Panera’s Founding Promise

The Panera brand was born in 1993 when Ron Shaich, co-owner of Au Bon Pain, bought the 19-location St. Louis Bread Co. bakery-café chain in Missouri and renamed it Panera Bread. Panera means “bread basket” in Latin.

Shaich’s vision for Panera came from his consumer insights:

“It was very clear to me that about one in three fast-food consumers didn’t feel respected. They wanted real food in an environment that engaged them. They wanted to interact with people who cared. And they were willing to pay more for respect and foods that elevated them, not diminished them.”

Shaich (pronounced “shake”) sold Au Bon Pain in 1999 to focus on building Panera. And build he did.

Focusing on food quality (like antibiotic-free chicken), innovative menu items, infrastructure, and free wifi, Panera opened a new store every few days. By 2006, the chain had over 1,000 locations.

Revenue grew from $151 million in 2000 to $829 million in 2006. Panera went public with a stock offering in 2001.

Thriving During the 2008 Recession and Beyond

When the recession hit in 2008, Shaich saw an opportunity to increase Panera’s competitive advantage and invested big-time in the brand.

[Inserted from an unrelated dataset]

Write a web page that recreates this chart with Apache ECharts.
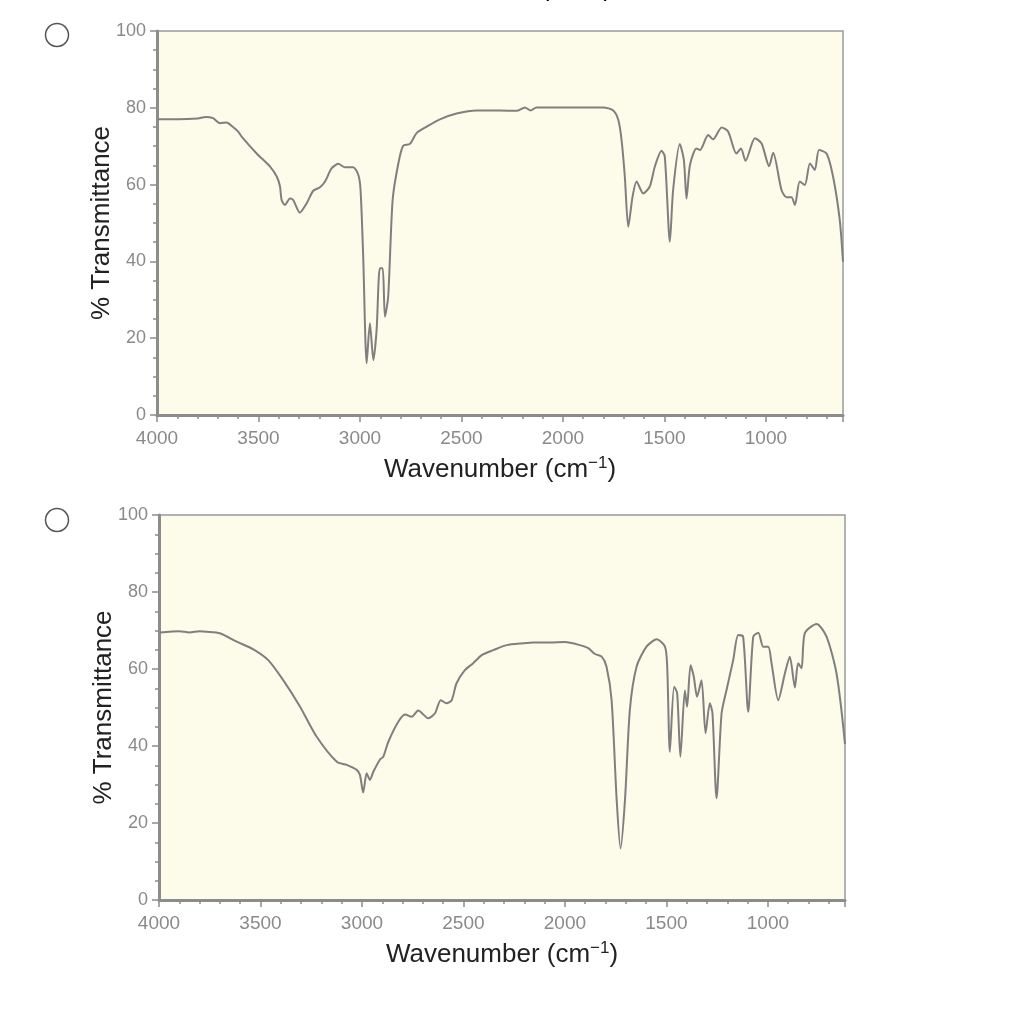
<!DOCTYPE html>
<html><head><meta charset="utf-8">
<script src="https://cdn.jsdelivr.net/npm/echarts@6/dist/echarts.min.js"></script>
<style>html,body{margin:0;padding:0;background:#fff}#c{width:1011px;height:1024px}</style>
</head><body><div id="c"></div>
<script>
// ---- Spectrum A (top) ----
const wavenumberA = [3995,3900,3800,3760,3724,3690,3657,3630,3600,3583,3509,3443,3410,3394,3386,3370,3345,3329,3296,3263,3230,3197,3172,3140,3107,3074,3033,3008,2997,2984,2967,2951,2934,2918,2902,2888,2877,2861,2839,2811,2787,2754,2721,2671,2606,2524,2425,2310,2228,2187,2159,2130,1801,1752,1727,1711,1695,1678,1657,1637,1604,1572,1547,1514,1498,1473,1457,1424,1404,1391,1374,1342,1325,1284,1260,1218,1186,1145,1123,1100,1054,1021,984,964,923,898,874,857,833,808,783,759,738,701,669,636,620];
const transmittanceA = [77.0,77.0,77.2,77.6,77.3,76.0,76.2,75.2,73.8,72.5,68.1,64.7,62.1,59.5,56.0,54.7,56.4,56.0,52.7,55.1,58.4,59.3,60.8,64.2,65.4,64.5,64.5,62.5,58.6,41.2,13.5,23.9,14.3,22.1,38.2,38.2,25.6,30.8,56.0,65.5,70.1,70.6,73.4,75.1,77.0,78.5,79.3,79.3,79.2,80.1,79.3,80.1,80.1,79.3,76.8,71.6,62.1,49.0,56.8,60.8,57.7,59.5,64.7,68.8,67.3,45.1,58.6,70.6,66.4,56.4,65.1,69.4,69.0,72.9,71.8,74.9,73.8,68.1,69.4,66.2,72.1,70.7,64.8,68.3,58.6,56.7,56.7,54.7,60.8,59.9,65.5,63.8,69.0,68.1,62.1,50.8,39.9];

// ---- Spectrum B (bottom) ----
const wavenumberB = [3995,3900,3850,3800,3765,3700,3617,3535,3462,3388,3305,3223,3124,3075,3026,3010,2994,2977,2961,2944,2911,2895,2870,2821,2788,2755,2723,2673,2640,2612,2583,2558,2534,2493,2452,2410,2353,2287,2205,2156,2074,2000,1926,1885,1852,1819,1795,1770,1745,1726,1704,1680,1647,1598,1548,1507,1496,1483,1462,1447,1431,1409,1398,1381,1365,1349,1327,1307,1286,1273,1253,1228,1204,1171,1146,1122,1097,1072,1047,1023,998,982,949,916,892,867,851,834,818,760,711,662,620];
const transmittanceB = [69.5,69.8,69.5,69.8,69.7,69.3,67.1,65.1,62.3,57.1,50.2,42.4,35.9,35.1,33.8,32.5,27.9,32.9,31.2,33.3,36.5,37.2,41.1,46.3,48.2,47.6,49.2,47.2,48.5,51.9,51.1,51.9,56.3,59.7,61.5,63.6,64.9,66.2,66.7,66.9,66.9,67.0,66.2,65.4,63.9,63.2,60.6,51.9,26.0,13.4,26.0,49.4,60.6,65.8,67.7,65.8,60.6,38.5,55.4,53.7,37.2,54.4,50.2,61.0,58.0,52.8,57.1,43.3,51.1,48.5,26.4,48.5,54.5,62.3,68.8,68.4,48.9,68.4,69.4,65.8,65.8,61.5,51.9,58.9,63.2,55.2,61.5,60.2,69.3,71.7,68.4,58.9,40.5];

// ---- Axis ticks / labels ----
const xTickLabels = [4000,3500,3000,2500,2000,1500,1000];
const yTickLabels = [0,20,40,60,80,100];
const xAxisTitle = '{a|Wavenumber (cm}{s|\u22121}{a|)}';
const yAxisTitle = '% Transmittance';

const FONT = "'Liberation Sans', Arial, Helvetica, sans-serif";
const AXIS_GRAY = '#8c8c8c';
const LABEL_GRAY = '#8a8a8a';
const BG = '#fdfbe9';

const nameRich = {
  a: {fontSize: 26, lineHeight: 28, color: '#222', fontFamily: FONT, verticalAlign: 'bottom'},
  s: {fontSize: 17, lineHeight: 18, color: '#222', fontFamily: FONT, verticalAlign: 'top', padding: [0, 0, 16, 0]}
};

const grids = [
  {left: 157, top: 31, width: 686, height: 384},
  {left: 159, top: 515, width: 686, height: 385}
].map(g => Object.assign(g, {show: true, backgroundColor: BG, borderColor: '#9a9a9a', borderWidth: 1.5}));

const xAxes = [], yAxes = [];
grids.forEach((g, gi) => {
  xAxes.push({
    gridIndex: gi, type: 'value', position: 'bottom', min: -4000, max: -620, interval: 500,
    axisLine: {show: true, onZero: false, lineStyle: {color: AXIS_GRAY, width: 3}},
    axisTick: {show: true, length: 7, lineStyle: {color: AXIS_GRAY, width: 1.5}},
    axisLabel: {color: LABEL_GRAY, fontSize: 19, fontFamily: FONT, margin: 14,
      formatter: v => xTickLabels.includes(-v) ? String(-v) : ''},
    splitLine: {show: false},
    name: xAxisTitle, nameLocation: 'middle', nameGap: 40, nameMoveOverlap: false,
    nameTextStyle: {rich: nameRich}
  });
  xAxes.push({
    gridIndex: gi, type: 'value', position: 'bottom', min: -4000, max: -620, interval: 100,
    axisLine: {show: false}, axisLabel: {show: false}, splitLine: {show: false},
    axisTick: {show: true, length: 4, lineStyle: {color: AXIS_GRAY, width: 1.5}}
  });
  yAxes.push({
    gridIndex: gi, type: 'value', position: 'left', min: 0, max: 100, interval: 20,
    axisLine: {show: true, onZero: false, lineStyle: {color: AXIS_GRAY, width: 3}},
    axisTick: {show: true, length: 7, lineStyle: {color: AXIS_GRAY, width: 1.5}},
    minorTick: {show: true, splitNumber: 4, length: 4, lineStyle: {color: AXIS_GRAY, width: 1.5}},
    axisLabel: {color: LABEL_GRAY, fontSize: 18, fontFamily: FONT, margin: 11,
      formatter: v => yTickLabels.includes(v) ? String(v) : ''},
    splitLine: {show: false},
    name: yAxisTitle, nameLocation: 'middle', nameGap: 42, nameMoveOverlap: false,
    nameTextStyle: {fontSize: 26, color: '#222', fontFamily: FONT}
  });
});

const lineStyle = {color: '#7f7f7f', width: 2};
const option = {
  animation: false,
  backgroundColor: '#fff',
  grid: grids,
  xAxis: xAxes,
  yAxis: yAxes,
  graphic: [
    {type: 'circle', shape: {cx: 57, cy: 35, r: 11.5}, style: {fill: '#fff', stroke: '#555', lineWidth: 1.5}},
    {type: 'circle', shape: {cx: 57, cy: 520, r: 11.5}, style: {fill: '#fff', stroke: '#555', lineWidth: 1.5}},
    {type: 'text', x: 496, y: -12, style: {text: xAxisTitle, rich: nameRich, align: 'center', verticalAlign: 'middle'}}
  ],
  series: [
    {type: 'line', xAxisIndex: 0, yAxisIndex: 0, showSymbol: false, smooth: 0.25, lineStyle,
      data: wavenumberA.map((w, i) => [-w, transmittanceA[i]])},
    {type: 'line', xAxisIndex: 2, yAxisIndex: 1, showSymbol: false, smooth: 0.25, lineStyle,
      data: wavenumberB.map((w, i) => [-w, transmittanceB[i]])}
  ]
};
const chart = echarts.init(document.getElementById('c'), null, {renderer: 'canvas'});
chart.setOption(option);
</script>
</body></html>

In addition to the new plates I noticed, Panera launched low-fat smoothies and new signature dishes. The company revised its salad line, launched new dressings, and moved to grow their own lettuce. Their salad business grew 30% during the recession.

 Mediterranean veggie sandwich and tomato soup at Panera

Photo by American Jael on Unsplash

Panera increased their labor force, gave raises, and paid bonuses.

They refurbished stores and built new ones, taking advantage of lower construction costs which were down 20%.

Shaich explained his impetus to spend more while his competitors were cutting back:

“I believe the biggest detriment to other companies is intense overreaction. There is intense pressure for short-term results. I compete for two, five, 10 years out, but if you’re competing for the next two quarters I have a lot more options than you do.”

In 2010, when the brand was 17 years old, the company initiated several new programs to deepen its niche and reassert its fast-casual restaurant category leadership.

In my book Teenage Wastebrand, I call the impetus to reassert your niche leadership during your brand’s adolescence “Defending Your Varsity Spot.” Shaich’s focus on competitive advantage meant Panera did not wait for a crisis to act. Savvy move!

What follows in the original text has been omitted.